We are turning into the parking lot of Congregation Beth Israel. The rabbi’s car is already there. Several more cars approach as we park. The cars keep coming and we are awed — so many people, not a single one late.
We greet each other and enter the chapel, 40 people in all. The crowd includes several teenagers who rise early each day for school and normally would cherish the chance to sleep in. They come willingly, without complaint. It is Rosh Hodesh, the new moon, and the service will be longer than usual; still there is no grumbling.
What are we doing in the synagogue at such an ungodly hour of the morning? After all, it is Sunday, and the synagogue’s minyan won’t convene until 9:00 a.m.
But my son Daniel is leaving this morning for a year in Israel, and he can’t attend the regular minyan or he will miss his flight. But he needs a minyan—it is Larry’s yahrtzeit, the one-year anniversary of his father’s unexpected death.
How can Daniel possibly embrace the next important chapter in his life with a whole heart until he has fulfilled this final obligation in the year of mourning for his dad? The timing is a cruel coincidence — or so I think.
I ask the rabbi some weeks in advance if he is willing to convene an additional, much earlier, minyan on that Sunday and he readily agrees.
My daughters, Robin and Amy, could fulfill their own obligations two-and-a-half-hours later with the regular minyan, but both opt unhesitatingly for the earlier one, in solidarity with their brother.
Though I am uncomfortable with the request, I quietly ask a few friends if they will help. They assure me that they will be there, to meet Daniel’s needs, to support our family, to remember and honor Larry. I ask only enough people to ensure that we will have 10.
I couldn’t have anticipated the response. Word spreads of the early morning minyan, and people come. And come. And come.
A college friend of Larry’s who happens to be in Milwaukee for the holiday weekend. A visitor from out of town who hears of the minyan from his son and insists upon coming to help as well. Many congregants and friends. People who generally daven in a mehitzah minyan. And people who are leaders in their Reform congregations.

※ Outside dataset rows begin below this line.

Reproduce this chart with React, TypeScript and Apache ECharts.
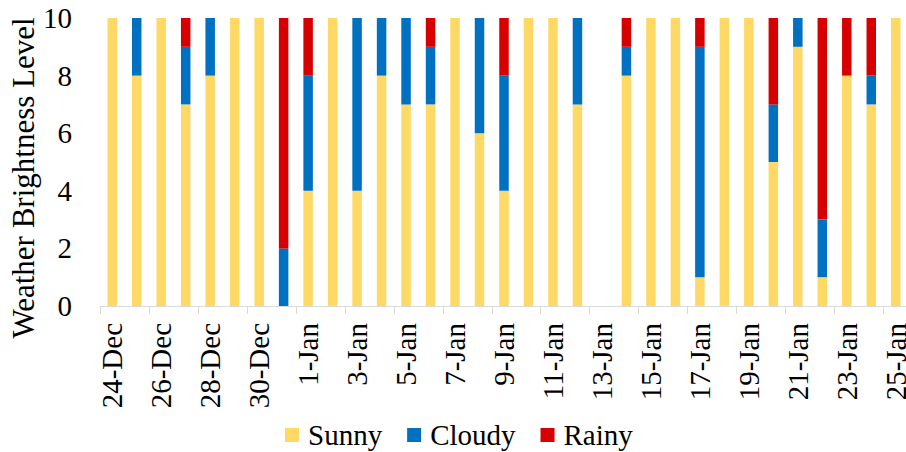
import React, { useEffect, useRef } from "react";
import * as echarts from "echarts";

const categories = [
  "24-Dec", "25-Dec", "26-Dec", "27-Dec", "28-Dec", "29-Dec", "30-Dec", "31-Dec",
  "1-Jan", "2-Jan", "3-Jan", "4-Jan", "5-Jan", "6-Jan", "7-Jan", "8-Jan", "9-Jan",
  "10-Jan", "11-Jan", "12-Jan", "13-Jan", "14-Jan", "15-Jan", "16-Jan", "17-Jan",
  "18-Jan", "19-Jan", "20-Jan", "21-Jan", "22-Jan", "23-Jan", "24-Jan", "25-Jan",
];

const sunny = [10, 8, 10, 7, 8, 10, 10, 0, 4, 10, 4, 8, 7, 7, 10, 6, 4, 10, 10, 7, 0, 8, 10, 10, 1, 10, 10, 5, 9, 1, 8, 7, 10];
const cloudy = [0, 2, 0, 2, 2, 0, 0, 2, 4, 0, 6, 2, 3, 2, 0, 4, 4, 0, 0, 3, 0, 1, 0, 0, 8, 0, 0, 2, 1, 2, 0, 1, 0];
const rainy = [0, 0, 0, 1, 0, 0, 0, 8, 2, 0, 0, 0, 0, 1, 0, 0, 2, 0, 0, 0, 0, 1, 0, 0, 1, 0, 0, 3, 0, 7, 2, 2, 0];

const seriesNames = ["Sunny", "Cloudy", "Rainy"];
const colors = ["#FFD966", "#0070C0", "#D70000"];
const yAxisTitle = "Weather Brightness Level";

const FONT = "Liberation Serif";

export default function App() {
  const ref = useRef<HTMLDivElement>(null);
  useEffect(() => {
    if (!ref.current) return;
    const chart = echarts.init(ref.current, null, { renderer: "svg" });
    const values = [sunny, cloudy, rainy];
    chart.setOption({
      animation: false,
      grid: { left: 100, right: -2, top: 18, bottom: 146, containLabel: false, outerBoundsMode: "none" },
      graphic: [
        {
          type: "text",
          x: 23,
          y: 178,
          rotation: Math.PI / 2,
          style: {
            text: yAxisTitle,
            fontFamily: FONT,
            fontSize: 31,
            fill: "#000",
            textAlign: "center",
            textVerticalAlign: "middle",
          },
        },
      ],
      legend: {
        data: seriesNames,
        left: 285,
        top: 420,
        padding: 0,
        itemWidth: 14,
        itemHeight: 14,
        itemGap: 25,
        icon: "rect",
        textStyle: { fontFamily: FONT, fontSize: 29, color: "#000", padding: [0, 0, 0, 4], lineHeight: 30 },
      },
      xAxis: {
        type: "category",
        data: categories,
        axisLine: { lineStyle: { color: "#D9D9D9", width: 1 } },
        axisTick: { show: true, interval: 1, length: 8, lineStyle: { color: "#D9D9D9" } },
        axisLabel: {
          interval: 1,
          rotate: 90,
          margin: 17,
          fontFamily: FONT,
          fontSize: 29,
          color: "#000",
        },
      },
      yAxis: {
        type: "value",
        min: 0,
        max: 10,
        interval: 2,
        axisLine: { show: false },
        axisTick: { show: false },
        splitLine: { show: false },
        axisLabel: { fontFamily: FONT, fontSize: 29, color: "#000", margin: 28 },
      },
      series: seriesNames.map((name, i) => ({
        name,
        type: "bar",
        stack: "total",
        barWidth: 9.5,
        data: values[i],
        itemStyle: { color: colors[i] },
      })),
    });
    return () => chart.dispose();
  }, []);
  return <div ref={ref} style={{ width: 906, height: 452, position: "absolute", left: 0, top: 0 }} />;
}
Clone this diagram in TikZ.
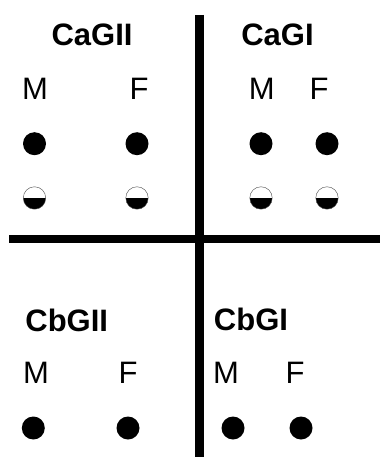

Today, it does not matter what labels we wear or what synagogue we belong to. It does not matter what time it is or how long the service will take. For some, it does not even matter that we are meeting for the first time that morning or that they never met Larry.
Today we are simply a community of Jews, whose generosity of spirit brings healing to a young man by enabling him to say Kaddish for his father. A minyan in its purest form, convened for the noblest of purposes.
In this span of an hour, in the presence of those who have given the greatest and most precious of gifts — their presence — we share an experience of the sacred.
It is warm and hamish, but it is more than this. It is a holy encounter. And finally, after a year of struggling to understand God’s role in this tragedy, I am comforted.
Larry would not miss Daniel’s send-off to Israel. God would not, either. It was an ungodly hour of the morning, to be sure, but “ahen yesh Adonai bamakom hazeh….,” “surely God is in this place.”
Karen Lieberman lives in Mequon with her three children. Her husband, Larry Lieberman, died unexpectedly in August 2007.